New Uber Ruling. Meditation, Tim Ferriss and the Beatles.

by Fred Abramson on June 23, 2015

California says Uber drivers are employees, not independent contractors.  This could dramatically change Uber’s business model and have broader implications upon the rest of the sharing economy. Uber maintained that it was simply an app and they are in the business of creating less friction between the passenger and driver. The court noted that drivers were provided a cellphone, which demonstrated that Uber asserted control.

As independent contractors for companies such as Lyft and Uber, drivers pay all their expenses out of pocket: gas, maintenance, insurance, and detailing, just to name a few.

The drivers, should they win lawsuits against Uber, could be entitled to hourly wages or a regular salary, as well as reimbursement for the money they have spent on things like gas and insurance as drivers for Uber and Lyft. This could cause Uber to also increase its prices that it charges to its customers.

If you are thinking about starting up a Uber clone, I would strongly advise factoring the costs of paying your workers as employees into the equation.

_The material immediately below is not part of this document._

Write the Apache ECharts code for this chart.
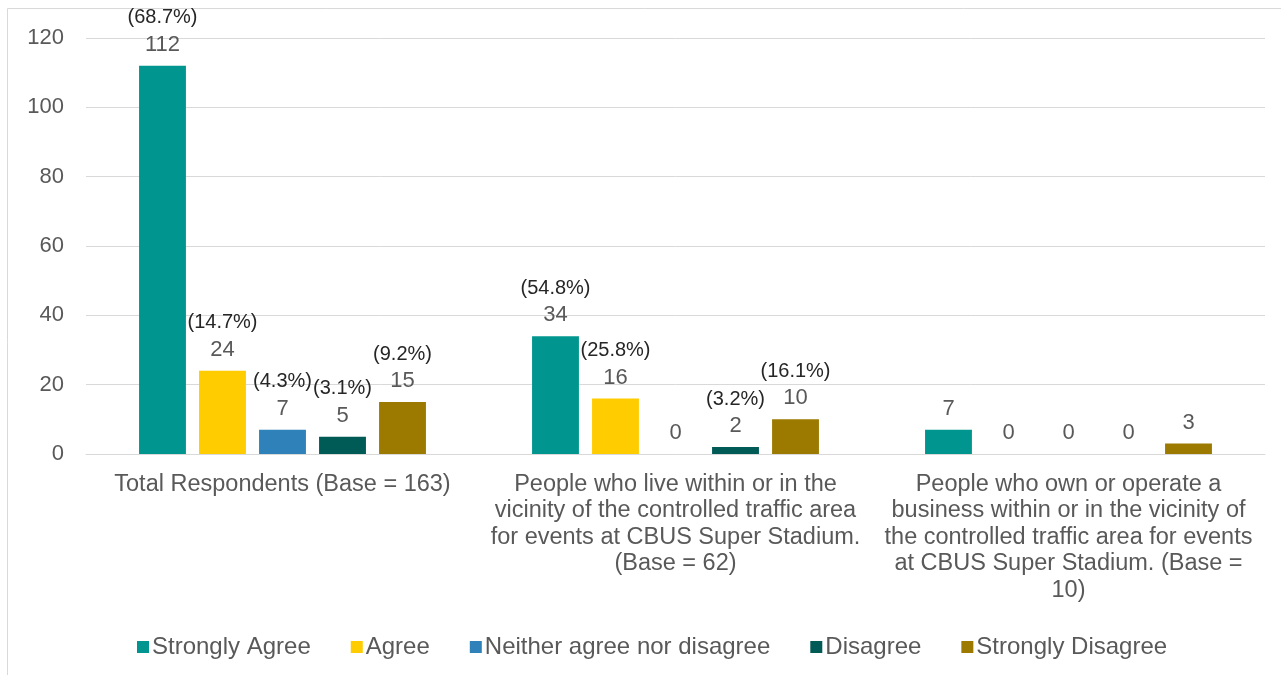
<!DOCTYPE html>
<html>
<head>
<meta charset="utf-8">
<script src="https://cdn.jsdelivr.net/npm/echarts@6/dist/echarts.min.js"></script>
<style>
  html, body { margin: 0; padding: 0; background: #fff; }
  #chart { width: 1281px; height: 675px; }
</style>
</head>
<body>
<div id="chart"></div>
<script>
var categories = [
  "Total Respondents (Base = 163)",
  "People who live within or in the\nvicinity of the controlled traffic area\nfor events at CBUS Super Stadium.\n(Base = 62)",
  "People who own or operate a\nbusiness within or in the vicinity of\nthe controlled traffic area for events\nat CBUS Super Stadium. (Base =\n10)"
];
var seriesNames = ["Strongly Agree", "Agree", "Neither agree nor disagree", "Disagree", "Strongly Disagree"];
var colors = ["#00968F", "#FFCC00", "#2E81B9", "#005A55", "#9C7A00"];

// counts per series, one per category
var stronglyAgree = [112, 34, 7];
var agree = [24, 16, 0];
var neither = [7, 0, 0];
var disagree = [5, 2, 0];
var stronglyDisagree = [15, 10, 3];

// percentage labels (null = not shown)
var pctStronglyAgree = ["68.7%", "54.8%", null];
var pctAgree = ["14.7%", "25.8%", null];
var pctNeither = ["4.3%", null, null];
var pctDisagree = ["3.1%", "3.2%", null];
var pctStronglyDisagree = ["9.2%", "16.1%", null];

var yTicks = [0, 20, 40, 60, 80, 100, 120];

var values = [stronglyAgree, agree, neither, disagree, stronglyDisagree];
var pcts = [pctStronglyAgree, pctAgree, pctNeither, pctDisagree, pctStronglyDisagree];
var font = "Liberation Sans, Arial, sans-serif";

var chart = echarts.init(document.getElementById("chart"));

var series = seriesNames.map(function (name, i) {
  return {
    name: name,
    type: "bar",
    data: values[i],
    barGap: "28%",
    barCategoryGap: "27%",
    itemStyle: { color: colors[i] },
    label: {
      show: true,
      position: "top",
      distance: 8,
      fontFamily: font,
      formatter: function (p) {
        var pct = pcts[p.seriesIndex][p.dataIndex];
        if (pct) {
          return "{p|(" + pct + ")}\n{v|" + p.value + "}";
        }
        return "{v|" + p.value + "}";
      },
      rich: {
        p: { fontSize: 20, color: "#262626", lineHeight: 28, fontFamily: font },
        v: { fontSize: 22, color: "#595959", lineHeight: 26, fontFamily: font }
      }
    }
  };
});

chart.setOption({
  animation: false,
  color: colors,
  graphic: [
    {
      type: "rect",
      shape: { x: 7.5, y: 8.5, width: 1300, height: 700 },
      style: { fill: null, stroke: "#d9d9d9", lineWidth: 1 },
      silent: true
    }
  ],
  grid: {
    left: 86,
    right: 16,
    top: 38,
    bottom: 221
  },
  legend: {
    data: seriesNames,
    top: 630,
    left: 132,
    icon: "rect",
    itemWidth: 12,
    itemHeight: 12,
    itemGap: 40,
    textStyle: { fontSize: 24, color: "#595959", fontFamily: font, padding: [0, 0, 0, -2] }
  },
  xAxis: {
    type: "category",
    data: categories,
    axisTick: { show: false },
    axisLine: { lineStyle: { color: "#d9d9d9", width: 1 } },
    axisLabel: {
      interval: 0,
      margin: 17,
      fontSize: 23.5,
      lineHeight: 26.5,
      color: "#595959",
      fontFamily: font,
      align: "center"
    }
  },
  yAxis: {
    type: "value",
    min: yTicks[0],
    max: yTicks[yTicks.length - 1],
    interval: 20,
    axisLine: { show: false },
    axisTick: { show: false },
    splitLine: { lineStyle: { color: "#d9d9d9", width: 1 } },
    axisLabel: {
      margin: 22,
      fontSize: 22,
      color: "#595959",
      fontFamily: font
    }
  },
  series: series
});
</script>
</body>
</html>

And if you know anyone who drives for Uber of Lyft, tell them to give me a call :).

Improperly classifying a worker as an independent contractor instead of an employee can be a huge headache. Just this morning, I received a phone call from a potential client who owns cellphone stores in NYC. He is accused of not properly classifying his workers as employees. He is now subject to tens of thousands of dollars in fines. This could be the nail in the coffin for his business.

If you are thinking about starting up an Uber clone, I would strongly advise factoring costs of classifying your workers as potential employees into consideration. If you own a business, I would conduct an audit of all workers to ascertain their proper employment status.

QUESTION(S) OF THE DAY: I was recently listening to the Tim Ferriss Show podcast via my iPhone’s Stitcher app. Tim Ferris is basically a cross between Elon Musk and Rick Rubin. He was having a conversation with Kevin Rose. Kevin Rose is an Internet entrepreneur who co-founded Revision3, Digg, Pownce, and Milk. Kevin Rose recently stepped away from his role as an investor at Google Ventures to work full-time on his mobile app development startup.

Tim and Kevin both meditate. Let’s look at the meditation tactics from Tim Ferriss and Kevin Rose:

– Meditate 1x or 2x per day

– Meditate for 15 to 20 minutes

– Meditate consistently (Tim Ferriss has been meditating for over 1.5 years)

– You can use an app like Headspace or calm, for guided Meditation

Check out the video of the conversation here:


Tim Ferriss and Kevin Rose
Tim Ferriss and Kevin Rose talking about meditation

Back in the 1970’s when I was still a kid, my parents dragged me along with my sister to Mineola for transcendental meditation (TM) lessons. Back then, the Beatles were most closely associated with TM. The Beatles were searching for answers to some of life’s larger questions. This search would lead them to meditation. Now meditation is associated with the highest achieving entrepreneurs.

My mom still meditates daily. Me, not so much. I find it great as a relaxation tool. Meditation is also the ultimate power nap. If you are tired work, try it. However, I do find it challenging to do everyday when there are so many other things need to be accomplished.
Do you meditate? If so, do you see any improvement in your life? Has your business performance improved?

If you do not meditate, why don’t you? Does it have too much of a bad rap? You don’t have the time?